Pour Arielle...la suite d'Antonella...et pour les autres aussi, vieux jaloux!!!
Entre 20 et 40 ans, j’ai vécu dans une bulle. Un mariage et quatre naissances, désirées ou non, m’avaient enfermée dans une vie sans surprise. Et presque sans chagrin, quoique…au fil des années ; une monotonie, un ennui, une douleur larvée jamais avouée, m’avait éloignée de moi- même…J’étais, bon an, mal an devenue une mère de famille. Etant orpheline de mère depuis l’âge de six ans, je n’avais pas non plus d’aide, de conseil, ni même de modèle. Malgré de beaux enfants et un mari haut de gamme, je descendais gentiment une pente douce, tantôt asthénique, tantôt insomniaque, jusqu’au jour où mon ange gardien, moins coûteux qu’un psychanalyste, me susurra à l’oreille de judicieux conseils…me rappela « que j’avais un métier, infirmière, et que peut-être…en me remuant un peu les fesses….en en parlant autour de moi…en faisant garder les enfants… en suivant un stage de réadaptation…. »
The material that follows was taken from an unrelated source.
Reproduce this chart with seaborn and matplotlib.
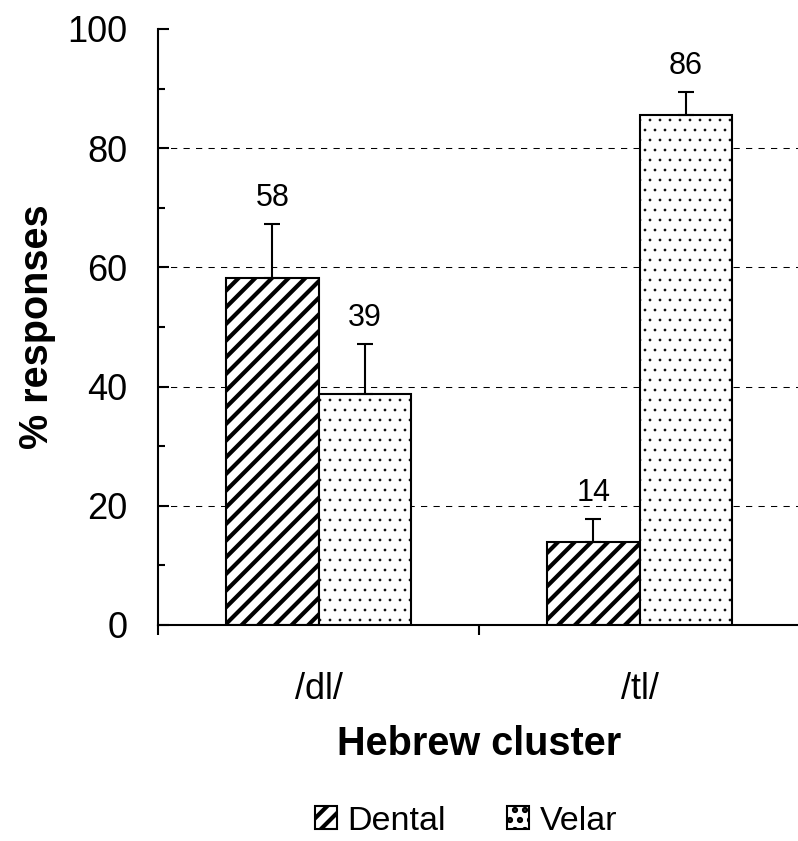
import numpy as np
import pandas as pd
import matplotlib
matplotlib.use('Agg')
import matplotlib.pyplot as plt
import matplotlib.hatch as mhatch
import seaborn as sns
from matplotlib.ticker import MultipleLocator, FixedLocator

# ---- data ----
clusters = ['/dl/', '/tl/']
types = ['Dental', 'Velar']
dental = [58.3, 13.9]
velar = [38.7, 85.6]
dental_err = [8.9, 3.9]
velar_err = [8.4, 3.9]
dental_lab = ['58', '14']
velar_lab = ['39', '86']


# sparser dot hatch (style only)
class DotHatch(mhatch.Circles):
    size = 0.1
    filled = True

    def __init__(self, hatch, density):
        self.num_rows = hatch.count('.') * 10
        super().__init__(hatch, density)


try:
    mhatch._hatch_types = [DotHatch if t is mhatch.SmallFilledCircles else t
                           for t in mhatch._hatch_types]
except Exception:
    pass

sns.set_theme(style='white')
plt.rcParams['font.family'] = ['Liberation Sans', 'DejaVu Sans']
plt.rcParams['hatch.linewidth'] = 3.0
plt.rcParams['hatch.color'] = 'black'
for k in ['text.color', 'axes.labelcolor', 'xtick.color', 'ytick.color', 'axes.edgecolor']:
    plt.rcParams[k] = 'black'

df = pd.DataFrame({
    'cluster': clusters * 2,
    'type': [types[0]] * 2 + [types[1]] * 2,
    'pct': dental + velar,
})
errs = [dental_err, velar_err]
labs = [dental_lab, velar_lab]
hatches = ['//', '.']
hatch_lw = [3.0, 0.5]

fig = plt.figure(figsize=(7.98, 8.41), dpi=100)
ax = fig.add_axes([158 / 798, 1 - 625 / 841, 642 / 798, 596 / 841])
sns.barplot(data=df, x='cluster', y='pct', hue='type', order=clusters,
            hue_order=types, palette=['white', 'white'], saturation=1,
            width=0.575, errorbar=None, edgecolor='black', linewidth=1.5,
            legend=False, ax=ax, zorder=2)

bar_conts = list(ax.containers)
for i, cont in enumerate(bar_conts):
    xs, ys = [], []
    for p in cont.patches:
        p.set_hatch(hatches[i])
        if hasattr(p, 'set_hatch_linewidth'):
            p.set_hatch_linewidth(hatch_lw[i])
        xs.append(p.get_x() + p.get_width() / 2)
        ys.append(p.get_height())
    e = errs[i]
    ax.errorbar(xs, ys, yerr=[[0] * len(e), e], fmt='none', ecolor='black',
                elinewidth=1.5, capsize=6, capthick=1.5, zorder=3)
    for x, y, ee, lab in zip(xs, ys, e, labs[i]):
        ax.annotate(lab, (x, y + ee), xytext=(0, 13), textcoords='offset points',
                    ha='center', va='baseline', fontsize=22)

ax.set_ylim(0, 100)
ax.set_xlim(-0.5, 1.5)
ax.yaxis.set_major_locator(MultipleLocator(20))
ax.yaxis.set_minor_locator(MultipleLocator(10))
ax.xaxis.set_minor_locator(FixedLocator([-0.5, 0.5, 1.5]))

ax.tick_params(axis='y', which='major', direction='in', length=8, width=1.5,
               labelsize=26, pad=22, left=True)
ax.tick_params(axis='y', which='minor', direction='in', length=5, width=1.5, left=True)
ax.tick_params(axis='x', which='major', length=0, labelsize=26, pad=34)
ax.tick_params(axis='x', which='minor', direction='out', length=7, width=1.5, bottom=True)

ax.set_axisbelow(True)
ax.yaxis.grid(True, which='major', linestyle=(0, (6, 6)), linewidth=0.75, color='black')
ax.xaxis.grid(False)
for tick, val in zip(ax.yaxis.get_major_ticks(), ax.get_yticks()):
    if val <= 0 or val >= 100:
        tick.gridline.set_visible(False)

for s in ['top', 'right']:
    ax.spines[s].set_visible(False)
for s in ['left', 'bottom']:
    ax.spines[s].set_linewidth(1.5)
    ax.spines[s].set_color('black')

ax.set_ylabel('% responses', fontsize=28.5, fontweight='bold', labelpad=8)
ax.set_xlabel('Hebrew cluster', fontsize=28.5, fontweight='bold', labelpad=13)

fig.legend(bar_conts, types, loc='center',
           bbox_to_anchor=(466 / 798, 1 - 821 / 841), ncol=2, frameon=False,
           fontsize=24.5, handlelength=0.65, handleheight=0.65, handletextpad=0.3,
           columnspacing=1.8, borderpad=0)

fig.savefig('out.png', dpi=100)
Le mois suivant, dans un simple dispensaire de la Croix- Rouge, je réapprenais mon métier. Il y avait vingt ans que je n’avais pas fait une injection intra-veineuse. L’infirmier qui dirigeait le centre de soins, Monsieur Larchaume, avait un aspect et un caractère très protecteur, un mètre quatre vingt quatorze et cent vingt kilos. Il fut une mère pour moi, me guidant à chaque petite difficulté, m’aidant à surmonter mes peurs.
Un matin, Monsieur Larchaume est arrivé en disant : « Le poste d’infirmière à la prison du Havre est vacant. »
J’ai su tout de suite que ce poste était pour moi.
35 heures par semaine ( c’est une coïncidence !),un petit salaire versé par la Croix rouge qui serait mon patron.
Je fus seule à me présenter, fis la connaissance du directeur et des surveillants et entrai pour la première fois de ma vie dans une prison ; une maison d’arrêt où les détenus attendent leurs procès ou purge une peine de moins d’un an.
En trois ans, j’affrontai tout ce que ma vie un peu feutrée m’avait caché du monde. Non pas à la manière des faits divers dans la presse à sensation, mais par une permanence de la misère ordinaire, de la profonde déréliction de certains êtres, depuis la cruauté infligée à la cruauté subie, toute une humanité si abandonnée qu’on se demande si elle est encore coupable. J’ai approché des hommes très sympathiques et d’autres repoussants, c’était sans importance pour moi, j’étais là pour les voir, les soigner, les écouter quelques minutes, à quelques mètres d’un maton qui les attendait devant la porte ouverte de l’infirmerie.
Quelquefois j’ai senti les larmes me monter aux yeux mais il m’est arrivé souvent de rire. Ils avaient connu la faim, la drogue, la fauche, l’abandon, le vol, et dans leurs propos ce qui revenait le plus souvent, c’était : « Mon père disait…ma mère faisait… » et ils racontaient leur enfance…Ils m’ont fait des tours pendables : vol de médicaments pendant une seconde d’inattention de ma part, mensonges en tous genres, exhibitions dans le but de déstabiliser le flegme professionnel de leur soignante….J’ai recousu des poignets, procuré des livres scolaires avec la permission du chef, je me suis fait agresser par un paranoïaque qui était tombé amoureux. Heureusement l’administration qui ne manque pas d’humour involontaire m’avait munie d’un sifflet à roulettes. Je l’ai encore….Laissons le reste aux souvenirs….je voulais seulement vous raconter un changement de cap.
Je peux affirmer sans mentir qu’en poussant une porte de prison, la peur au ventre, un matin d’hiver en 1973,j’avais ouvert une grande fenêtre sur ma propre vie.